В установившейся системе оценок трех великих древнегреческих трагиков Еврипида принято рассматривать как драматурга, отразившего в своем творчестве кризис афинской демократии, — в отличие от Софокла, поэта ее расцвета. Справедливость этих характеристик в целом не может вызывать сомнения — при условии, однако, что в самом расцвете афинской демократии мы обнаружили серьезные противоречия, которые и породили трагическую силу софокловских героев. В драматургии Еврипида мы не найдем нормативных героев в борьбе с непознанным универсумом, для них не существует проблемы неадекватности человеческого знания. Люди совершают драматические поступки не от неведения, как надо поступить, а потому, что трещина, расколовшая их мир, пройдя через сердца героев Еврипида, возбудила в них такое столкновение противоречивых чувств, которое ведет их, вопреки пониманию, если не к полной гибели, то во всяком случае к разрушению личности. Первый пример этого — трагедия «Медея», поставленная в 431 году и занявшая в состязании трагических поэтов третье место, т. е., по античным понятиям, провалившаяся.
Мы назвали «Медею» трагедией мести и сразу же предвидим законный вопрос читателя, поскольку в обычном языковом сознании понятия месть и возмездие почти не различаются (разве что второе из них воспринимается как более возвышенное и содержащее больше оснований для справедливой расплаты). Так их характеризует и Словарь русского языка С. И. Ожегова: «отплата за (причиненное) зло». Почему же в таком случае эсхиловскую «Орестею» мы считаем трагедией возмездия, а еврипидовскую «Медею» — трагедией мести, если и там и здесь речь идет несомненно о расплате за зло? На самом деле, между двумя произведениями есть огромная разница. Первое отражало в сознании древних афинян, как мы бы сказали сейчас, всемирно-исторический процесс, в ходе которого заслуженная кара совмещалась с новым преступлением, пока по воле богов не восторжествовал разумный миропорядок; вовлеченные в этот процесс люди, вступив на однажды избранный путь, шли по нему до конца. Во втором перед нами предстанет героиня, потерявшая веру в божественные нормы, сотрясаемая душевной борьбой и несколько раз меняющая свои преступные планы, пока последний из них не обречет на смерть самых близких ей людей.

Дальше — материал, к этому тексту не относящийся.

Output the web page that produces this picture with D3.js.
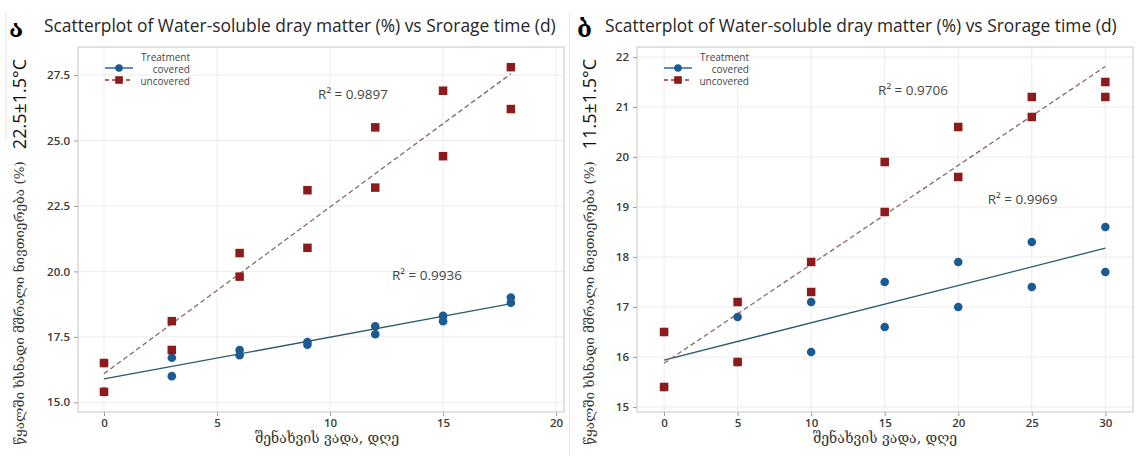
<!DOCTYPE html>
<html><head><meta charset="utf-8">
<script src="https://cdn.jsdelivr.net/npm/d3@7/dist/d3.min.js"></script>
<style>
html,body{margin:0;padding:0;background:#fff;}
svg{display:block;}
</style></head>
<body>
<svg id="c" width="1136" height="461"></svg>
<script>
// ---------- DATA ----------
const titleText = "Scatterplot of Water-soluble dray matter (%) vs Srorage time (d)";
const panelLetters = ["ა", "ბ"];
const temperatures = ["22.5±1.5°C", "11.5±1.5°C"];
const yAxisLabel = "წყალში ხსნადი მშრალი ნივთიერება (%)";
const xAxisLabel = "შენახვის ვადა, დღე";
const legendTitle = "Treatment";
const seriesNames = ["covered", "uncovered"];

// Panel ა (22.5°C)
const daysA = [0, 3, 6, 9, 12, 15, 18];
const coveredA_rep1 = [16.5, 16.7, 17.0, 17.3, 17.9, 18.3, 19.0];
const coveredA_rep2 = [15.4, 16.0, 16.8, 17.2, 17.6, 18.1, 18.8];
const uncoveredA_rep1 = [16.5, 18.1, 20.7, 23.1, 25.5, 26.9, 27.8];
const uncoveredA_rep2 = [15.4, 17.0, 19.8, 20.9, 23.2, 24.4, 26.2];
const xTicksA = [0, 5, 10, 15, 20];
const yTicksA = [15.0, 17.5, 20.0, 22.5, 25.0, 27.5];
const r2LabelsA = ["R² = 0.9897", "R² = 0.9936"]; // uncovered, covered
const r2AnchorsA = [[9.47, 26.77], [12.74, 19.86]];

// Panel ბ (11.5°C)
const daysB = [0, 5, 10, 15, 20, 25, 30];
const coveredB_rep1 = [16.5, 16.8, 17.1, 17.5, 17.9, 18.3, 18.6];
const coveredB_rep2 = [15.4, 15.9, 16.1, 16.6, 17.0, 17.4, 17.7];
const uncoveredB_rep1 = [16.5, 17.1, 17.9, 19.9, 20.6, 21.2, 21.5];
const uncoveredB_rep2 = [15.4, 15.9, 17.3, 18.9, 19.6, 20.8, 21.2];
const xTicksB = [0, 5, 10, 15, 20, 25, 30];
const yTicksB = [15, 16, 17, 18, 19, 20, 21, 22];
const r2LabelsB = ["R² = 0.9706", "R² = 0.9969"];
const r2AnchorsB = [[14.55, 21.33], [22.0, 19.15]];

// ---------- STYLE ----------
const C_COV_PT = "#1b5b94";
const C_COV_LN = "#2a5a66";
const C_UNC_PT = "#8c1c1c";
const C_UNC_LN = "#8a6868";
const C_FRAME = "#cfcfcf";
const C_GRID = "#ececec";
const C_TICK = "#3a3a3a";
const SANS = "'Open Sans', 'Noto Sans', 'DejaVu Sans', sans-serif";
const GEO = "'DejaVu Serif', 'DejaVu Sans', serif";

const svg = d3.select("#c");

// faint page-edge lines from the composed figure
svg.append("line").attr("x1", 6).attr("x2", 6).attr("y1", 12).attr("y2", 138)
  .attr("stroke", "#e2e2e2").attr("stroke-width", 1);
svg.append("line").attr("x1", 569.5).attr("x2", 569.5).attr("y1", 12).attr("y2", 455)
  .attr("stroke", "#e6e6e6").attr("stroke-width", 1);

function fit(xs, ys) {
  const mx = d3.mean(xs), my = d3.mean(ys);
  let sxy = 0, sxx = 0;
  xs.forEach((x, i) => { sxy += (x - mx) * (ys[i] - my); sxx += (x - mx) * (x - mx); });
  const b = sxy / sxx;
  return { a: my - b * mx, b };
}

function panel(cfg) {
  const g = svg.append("g");
  const { L, T, R, B } = cfg.frame;
  const x = d3.scaleLinear().domain(cfg.xDom).range([L, R]);
  const y = d3.scaleLinear().domain(cfg.yDom).range([B, T]);

  // grid
  g.append("g").selectAll("line").data(cfg.xTicks).join("line")
    .attr("x1", d => x(d)).attr("x2", d => x(d)).attr("y1", T).attr("y2", B)
    .attr("stroke", C_GRID).attr("stroke-width", 1);
  g.append("g").selectAll("line").data(cfg.yTicks).join("line")
    .attr("y1", d => y(d)).attr("y2", d => y(d)).attr("x1", L).attr("x2", R)
    .attr("stroke", C_GRID).attr("stroke-width", 1);

  // axes
  const xa = g.append("g").attr("transform", `translate(0,${B})`)
    .call(d3.axisBottom(x).tickValues(cfg.xTicks).tickSize(4).tickPadding(3).tickFormat(d3.format("d")));
  const ya = g.append("g").attr("transform", `translate(${L},0)`)
    .call(d3.axisLeft(y).tickValues(cfg.yTicks).tickSize(4).tickPadding(4).tickFormat(d3.format(cfg.yFmt)));
  [xa, ya].forEach(a => {
    a.select(".domain").remove();
    a.selectAll(".tick line").attr("stroke", "#999");
    a.selectAll(".tick text").attr("fill", C_TICK).style("font-family", SANS)
      .style("font-size", "11.5px").style("font-weight", "600");
  });

  // frame
  g.append("rect").attr("x", L).attr("y", T).attr("width", R - L).attr("height", B - T)
    .attr("fill", "none").attr("stroke", C_FRAME).attr("stroke-width", 1.2);

  // regression lines
  const allX = cfg.days.concat(cfg.days);
  const cov = cfg.cov[0].concat(cfg.cov[1]);
  const unc = cfg.unc[0].concat(cfg.unc[1]);
  const fc = fit(allX, cov), fu = fit(allX, unc);
  const x0 = d3.min(cfg.days), x1 = d3.max(cfg.days);
  g.append("line").attr("x1", x(x0)).attr("x2", x(x1))
    .attr("y1", y(fc.a + fc.b * x0)).attr("y2", y(fc.a + fc.b * x1))
    .attr("stroke", C_COV_LN).attr("stroke-width", 1.3);
  g.append("line").attr("x1", x(x0)).attr("x2", x(x1))
    .attr("y1", y(fu.a + fu.b * x0)).attr("y2", y(fu.a + fu.b * x1))
    .attr("stroke", C_UNC_LN).attr("stroke-width", 1.3).attr("stroke-dasharray", "5,3");

  // points: covered circles then uncovered squares
  const covPts = [], uncPts = [];
  cfg.days.forEach((d, i) => {
    covPts.push([d, cfg.cov[0][i]], [d, cfg.cov[1][i]]);
    uncPts.push([d, cfg.unc[0][i]], [d, cfg.unc[1][i]]);
  });
  g.append("g").selectAll("circle").data(covPts).join("circle")
    .attr("cx", d => x(d[0])).attr("cy", d => y(d[1])).attr("r", 4.3).attr("fill", C_COV_PT);
  const s = 8.5;
  g.append("g").selectAll("rect").data(uncPts).join("rect")
    .attr("x", d => x(d[0]) - s / 2).attr("y", d => y(d[1]) - s / 2)
    .attr("width", s).attr("height", s).attr("fill", C_UNC_PT);

  // R² labels
  cfg.r2.forEach((t, i) => {
    const a = cfg.r2At[i];
    g.append("text").attr("x", x(a[0])).attr("y", y(a[1])).attr("dy", "0.35em")
      .attr("fill", "#444").style("font-family", SANS).style("font-size", "13.5px").text(t);
  });

  // legend
  const lg = g.append("g").attr("transform", `translate(${L},${T})`);
  lg.append("text").attr("x", 112).attr("y", 10).attr("dy", "0.35em").attr("text-anchor", "end")
    .attr("fill", "#444").style("font-family", SANS).style("font-size", "10px").text(legendTitle);
  lg.append("line").attr("x1", 27).attr("x2", 55).attr("y1", 21).attr("y2", 21)
    .attr("stroke", "#2a6aa0").attr("stroke-width", 1.5);
  lg.append("circle").attr("cx", 41).attr("cy", 21).attr("r", 3.8).attr("fill", C_COV_PT);
  lg.append("text").attr("x", 112).attr("y", 22).attr("dy", "0.35em").attr("text-anchor", "end")
    .attr("fill", "#444").style("font-family", SANS).style("font-size", "10px").text(seriesNames[0]);
  lg.append("line").attr("x1", 27).attr("x2", 55).attr("y1", 33).attr("y2", 33)
    .attr("stroke", "#a03030").attr("stroke-width", 1.5).attr("stroke-dasharray", "4,3");
  lg.append("rect").attr("x", 41 - 3.8).attr("y", 33 - 3.8).attr("width", 7.6).attr("height", 7.6).attr("fill", C_UNC_PT);
  lg.append("text").attr("x", 112).attr("y", 34).attr("dy", "0.35em").attr("text-anchor", "end")
    .attr("fill", "#444").style("font-family", SANS).style("font-size", "10px").text(seriesNames[1]);

  // title — font size fitted so the natural width is ~512px
  const tt = g.append("text").attr("x", cfg.titleX).attr("y", 32).attr("fill", "#262626")
    .style("font-family", SANS).style("font-size", "19px").style("font-weight", "500").text(titleText);
  const w = tt.node().getComputedTextLength();
  tt.style("font-size", (19 * 512 / w).toFixed(2) + "px");
  // panel letter
  g.append("text").attr("x", cfg.letterX).attr("y", 37).attr("fill", "#000")
    .style("font-family", GEO).style("font-size", "24px").style("font-weight", "bold").text(cfg.letter);

  // temperature (rotated)
  g.append("text").attr("transform", `translate(${cfg.sideX},104) rotate(-90)`)
    .attr("text-anchor", "middle").attr("dy", "0.35em").attr("fill", "#111")
    .style("font-family", SANS).style("font-size", "18px").text(cfg.temp);
  // y label
  g.append("text").attr("transform", `translate(${cfg.sideX - 1},${cfg.yLabelY}) rotate(-90)`)
    .attr("text-anchor", "middle").attr("dy", "0.35em").attr("fill", "#333")
    .style("font-family", GEO).style("font-size", "13.5px").text(yAxisLabel);
  // x label
  g.append("text").attr("x", (L + R) / 2 + cfg.xLabelShift).attr("y", 443)
    .attr("text-anchor", "middle").attr("fill", "#333")
    .style("font-family", GEO).style("font-size", "14px").text(xAxisLabel);
}

panel({
  frame: { L: 78, T: 47, R: 564, B: 412 },
  xDom: [-1.15, 20.35], yDom: [14.63, 28.57],
  xTicks: xTicksA, yTicks: yTicksA, yFmt: ".1f",
  days: daysA, cov: [coveredA_rep1, coveredA_rep2], unc: [uncoveredA_rep1, uncoveredA_rep2],
  r2: r2LabelsA, r2At: r2AnchorsA,
  titleX: 44, letterX: 9, letter: panelLetters[0], temp: temperatures[0],
  sideX: 20, yLabelY: 303, xLabelShift: 6
});
panel({
  frame: { L: 637, T: 47, R: 1133, B: 412 },
  xDom: [-1.84, 31.88], yDom: [14.9, 22.2],
  xTicks: xTicksB, yTicks: yTicksB, yFmt: "d",
  days: daysB, cov: [coveredB_rep1, coveredB_rep2], unc: [uncoveredB_rep1, uncoveredB_rep2],
  r2: r2LabelsB, r2At: r2AnchorsB,
  titleX: 605, letterX: 577, letter: panelLetters[1], temp: temperatures[1],
  sideX: 590, yLabelY: 303, xLabelShift: 0
});
</script>
</body></html>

В отличие от Антигоны, чей образ во многом — создание самого Софокла, фигура Медеи была хорошо знакома зрителям Еврипида как участницы сказания о походе аргонавтов, существовавшего уже в «гомеровские» времена[125]. Хотя до нас не дошло от VIII–IV вв. ни одного эпического произведения об этом предприятии, ясно, что без помощи со стороны Медеи Ясон никак не добыл бы золотого руна. Известна была и ее последующая история: убийство брата Абсирта, который мог помешать бегству с Ясоном из Колхиды, и коварное умерщвление в Иолке Пелия[126], неизбежным результатом чего стало бегство супругов в Коринф.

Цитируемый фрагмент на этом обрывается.